Top Chef Masters — Episode 2
Well, going into Episode 2 of Top Chef Masters, I was sure I knew exactly how things would turn out. As the show introduced the four chefs competing this week for a chance at $100,000 for charity, the deck looked stacked in favor of Wylie Dufresne.
He’s the “name” guy.
Last week, the “name” guy — Hubert Keller — took home the prize and after watching Wylie coolly make contestants nervous as a guest judge on the show, I thought for sure he had in the bag. I mean, he had Richard from the Chicago season shaking in his boots at the thought of being in the same room with WYLIE DUFRESNE, master of molecular gastronomy.
What is molecular gastronomy, you ask? It’s the “science of cookery” meaning that you are basically using unusual means — like liquid nitrogen and special water bath machines — to cook your food instead of the normal oven, stovetop, microwave. And Wylie is the king scientist of the food world.
Most of Wylie’s techniques seem right out of the lab, which is fitting for him because he looks like he should be in a white coat during the day and playing Dungeons & Dragons at night rather than working with food 24/7. If Millhouse from The Simpsons grew sideburns and weird floppy long hair before taking a beaker set into the kitchen, he would end up looking like Wylie’s blue-haired twin.

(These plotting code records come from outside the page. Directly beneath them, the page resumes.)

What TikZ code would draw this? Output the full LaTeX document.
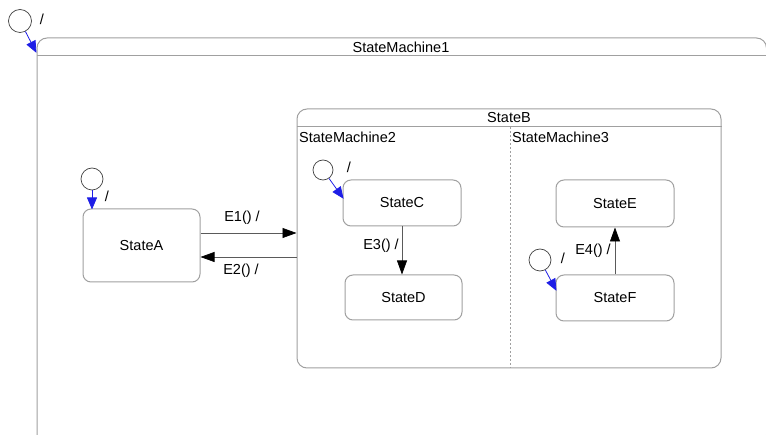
\documentclass[tikz,border=0pt]{standalone}
\usepackage{fontspec}
\setmainfont{Liberation Sans}
\usetikzlibrary{arrows.meta}
\definecolor{boxgray}{HTML}{A0A0A0}
\definecolor{linegray}{HTML}{5A5A5A}
\definecolor{initblue}{HTML}{1E1EE6}
\tikzset{
  every node/.style={font=\fontsize{14.5}{16}\selectfont},
  container/.style={draw=boxgray, line width=1pt, rounded corners=10pt, rectangle, inner sep=0pt},
  statebox/.style={draw=boxgray, line width=1pt, rounded corners=8pt, rectangle, inner sep=0pt},
  initnode/.style={draw=black!75, line width=0.7pt, circle, inner sep=0pt},
  lbl/.style={inner sep=0pt},
  trans/.style={draw=linegray, line width=0.7pt, -{Triangle[length=14pt,width=10pt,color=black]}},
  inittrans/.style={draw=initblue, line width=0.8pt, -{Triangle[length=12pt,width=10pt]}, shorten >=-1pt},
}
\begin{document}
\begin{tikzpicture}[x=1pt,y=-1pt]
\useasboundingbox (0,0) rectangle (766,435);

% outer region
\node[container, minimum width=729.5pt, minimum height=407pt] (SM1) at (401.75,241.5) {};
\draw[boxgray, line width=1pt] (SM1.west |- 0,56) -- (SM1.east |- 0,56);
\node[lbl] (SM1t) at (401,47) {StateMachine1};

% top-level initial pseudostate
\node[initnode, minimum size=23pt] (i0) at (20,21) {};
\node[lbl] (i0s) at (42,19) {/};
\coordinate (i0tip) at (36,52);
\draw[inittrans] (i0) -- (i0tip);

% composite state StateB with two regions
\node[container, minimum width=424pt, minimum height=259pt] (B) at (509,238.5) {};
\draw[boxgray, line width=1pt] (B.west |- 0,127) -- (B.east |- 0,127);
\draw[boxgray, line width=0.6pt, dash pattern=on 2pt off 2pt] (510,127) -- (B.south -| 510,0);
\node[lbl] (Bt) at (509,118) {StateB};
\node[lbl, anchor=west] (SM2t) at (299,137) {StateMachine2};
\node[lbl, anchor=west] (SM3t) at (512,137) {StateMachine3};

% simple states
\node[statebox, minimum width=117pt, minimum height=73pt] (A) at (141.5,245.5) {StateA};
\node[statebox, minimum width=118pt, minimum height=46pt] (C) at (402,203) {StateC};
\node[statebox, minimum width=117pt, minimum height=45pt] (D) at (403.5,297.5) {StateD};
\node[statebox, minimum width=118pt, minimum height=47pt] (E) at (615,203.5) {StateE};
\node[statebox, minimum width=118pt, minimum height=46pt] (F) at (615,298) {StateF};

% initial pseudostates inside
\node[initnode, minimum size=22pt] (iA) at (92,179) {};
\node[lbl] (iAs) at (107,196) {/};
\draw[inittrans] (iA) -- (iA.south |- A.north);

\node[initnode, minimum size=20pt] (iC) at (323,170) {};
\node[lbl] (iCs) at (349,167) {/};
\coordinate (iCtip) at (343,198);
\draw[inittrans] (iC) -- (iCtip);

\node[initnode, minimum size=22pt] (iF) at (540,260) {};
\node[lbl] (iFs) at (563,258) {/};
\coordinate (iFtip) at (556,290);
\draw[inittrans] (iF) -- (iFtip);

% transitions
\draw[trans] ([yshift=12.5pt]A.east) -- ([yshift=12.5pt]A.east -| B.west);
\node[lbl] (e1) at (242,218) {E1() /};
\draw[trans] ([yshift=-11.5pt]A.east -| B.west) -- ([yshift=-11.5pt]A.east);
\node[lbl] (e2) at (241,271) {E2() /};
\draw[trans] (C.south) -- (C.south |- D.north);
\node[lbl] (e3) at (381,246) {E3() /};
\draw[trans] (F.north) -- (E.south);
\node[lbl] (e4) at (593,251) {E4() /};
\end{tikzpicture}
\end{document}
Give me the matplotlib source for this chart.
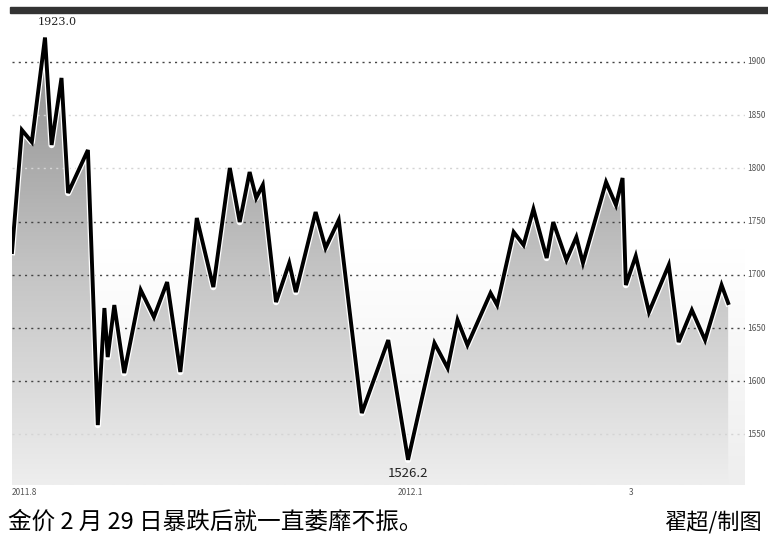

So anyway, I thought for sure that the three other celebrity chefs — the jolly, competitive, tattooed Graham Elliot Bowles, the reserved Suzanne Tracht and the first Susan Powter knockoff I’d seen on a cooking show: Elizabeth Falkner — didn’t have a chance in heck against Wylie.
Turns out Wylie wasn’t exactly who I thought he was.
Instead of being this cerebral character I imagined to dance around the kitchen like Roger Federer on a tennis court, he was an ungraceful bundle of nerves with a knack for dropping the sort of words that keep the censors busy with the beep machine.
In the first challenge, the quickfire, he freaked out right away after finding out that three contestants from Season 2 are judging their take on making an “amuse bouche” (a one-bite teaser from a chef) out of vending machine fare. He was concerned they’ll get him back after his harsh on-show criticisms of their food (even though they wouldn’t know who made what). Then, several potty-mouthed minutes later, his dish disappointed, and he went on another cuss-filled rant.
He ended up with the lowest total (out of five stars) of any of the contestants with three stars, which elicited yet another beep from the censors.
Leading the pack going into the elimination challenge is the mousy Suzanne, who some how made the former Top Chef contestants want to lick the bowl to lap up all the aioli she made from a can of Dr. Pepper.
The elimination challenge also took off the packaged foods theme of the very clever quickfire: The contestants were to make a meal using only things you might use if you were on a desert island after a plane crash. So, basically only things in cans and meats like boar.
Mmmm, boar. Not.
Oh, and they must cook their meal for the judges as well as for the writers and producers for the desert island TV show, “Lost.”
Again, Wylie pulled out his bag of molecular tricks, managing to cook eggs in a water bath to the consistency of “fudge.” But he’s so flustered and nutso in the kitchen that he ends up giving judge Jay a plate without chicken on it. Whoops. Though at least he had the presence of mind not to cuss in front of the judges.
Also feeling frazzled was Elizabeth, she of the Susan Powter bleached buzz cut. Known for her tasty pastries, she was hoping to show that she could do more in the kitchen than bake cookies (though she did bake chocolate chip cookies for her competitors while in the stew room). Unfortunately for her and her charity of choice, The Edible Schoolyard, the results weren’t as heavenly as a freshly baked snickerdoodle (her yam/papaya pudding was likened several times to baby food).
Seeming much more pulled together was Graham, who was intensely set on beating Wylie. If he’d had more than one episode to compete in, I’m sure that obsession would have risen to the level of Hosea’s weird thing with Stefan last season. Obsession aside, Graham put together a stellar plate and beat both Wylie’s “fudge” and Elizabeth’s baby food with his seared tuna trio.
Winning it all was Suzanne, who, though freaked out about not being able to use fresh ingredients, managed to create a plate that was aptly compared to a holiday meal, island style.
She ended up winning by two whole points, taking home $10,000 for her charity of choice, JFS/SOVA Community Food and Resource Program and an invitation to the final four weeks of the show for a chance at $100,000 for SOVA and the title of Top Chef Master.
As for Wylie, I’m kind of wondering if it was a bad choice for him to do the show. Not all publicity is good publicity, my friend, even if you are Wylie Dufresne.